If you have a larger group and are in the mood for something fun and fancy try El Five. All their menu items are meant to be shared: tapas style. The flavours are Spanish/middle-eastern with nouveau techniques.
Fruition, is on nearly everyone’s best meals lists for Denver, and for good reason. They source a large amount of their food from their personal 10-acre farm, they make great, upscale meals, and they change the menu with the seasons. You can feel good eating here if you’ve just spent a day in nature and want to be connected to the ecology of the area.
If pizza is on your mind – and let’s be honest, when is it not – try Cattivella. There is cheaper pizza in town, but a better quality might be hard to beat. Our recommendation is to hit up their happy hour (Monday, Sunday 4-6) for a more simple selection of pizzas at half the price.
For some cheaper quick bites try Classic Eats Deli in West Colfax. It’s open all-day, but it makes a great lunch or breakfast option. They have great sandwiches, soups, and salads. Or, if you’re on your way out to the trailheads try Louis’ Cafe in Golden it’s just open for lunch and breakfast, but it’s cheap and quick with a Mexican twist.
In Evergreen try Blackbird Tavern for good burgers, sandwiches, and a charming atmosphere. If you want a locally made “grown-up-pop” try Lariat Lodge Brewing voted the best brewpub in Denver, there is live music on weekends and a basic pub menu with inventive twists thrown in here and there.
Denver has lots to offer any tourist (so long as they can deal with the altitude).
The Denver Botanical Gardens has two different locations each offering different experiences. One location with different sections of different plant life and different constructions and landscape designs. The other is more of a farm setting with butterflies from May to September and a corn maze from September to October.
Denver is also a jumping off point for a selection of Ski Hills, like Echo Mountain or Winter Park Ski Resort. In the summer, when the skiing isn’t as good, there is good fly-fishing around Denver and many different companies that will offer to guide your exhibition, like The Flyfisher Guide Service.
Be sure to check out Denver’s own city attractions as well, like Union Station 16th street Mall, or the US Mint. If you need something refreshing in the afternoon you can visit one of the many breweries in town. There are some good brewpubs in Denver but if you’re a little more classic, keep in mind that Denver is home to the Coors brewery.
- The ground is more loose and stony than you might expect, so have good ankle support to reduced the risk of turning an ankle
- There are some bears and cougars in Colorado. Most importantly, do not run from either. This page from Boulder Colorado has more insight.

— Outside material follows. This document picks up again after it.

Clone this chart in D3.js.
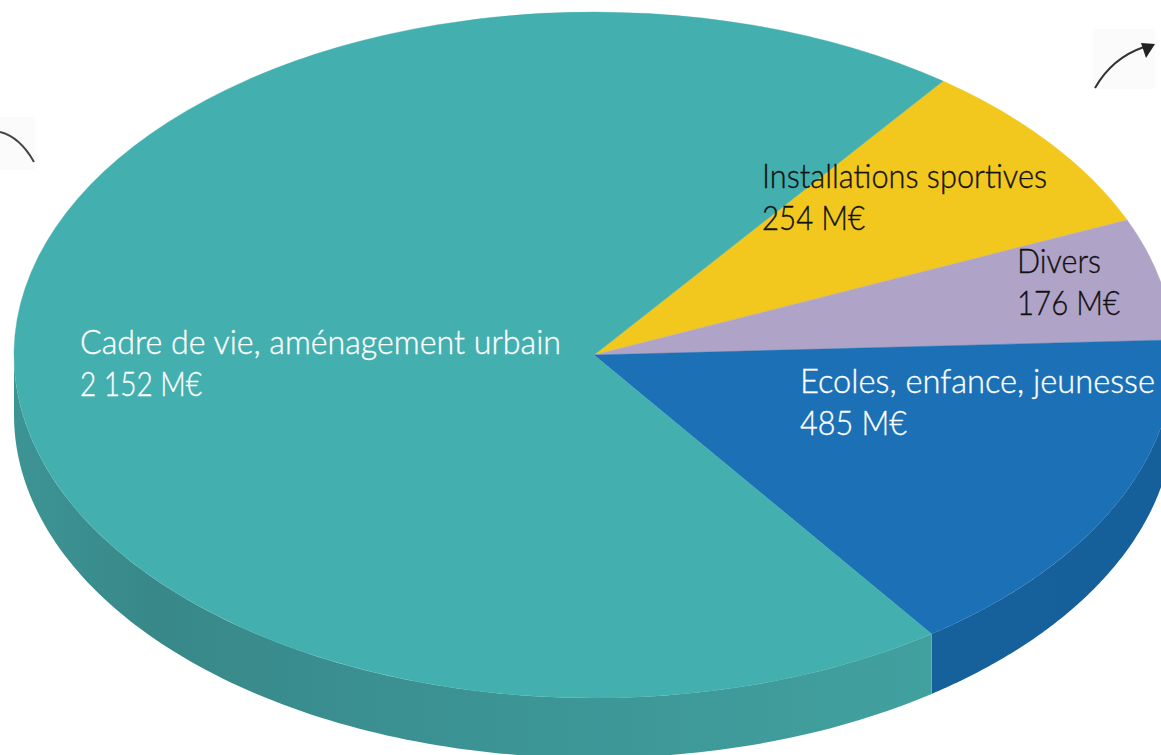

- Rattlesnakes can come out in early spring and late fall, so never wear headphones while hiking, that way you can hear them. Wear long pants and high boots and don’t stick your hand in somewhere you can see.
- In summer the weather can turn for the worse on a dime so always pack layers and a waterproof shell.
- With Denver being at such a high elevation in the first place, if you decide to hike up a peak be sure you can handle the elevation. You can experience altitude sickness over 3000m in elevation. If coming from sea level be aware of the impact on your body of the change in elevation. Start with shorter hikes and try and sleep below 3000m.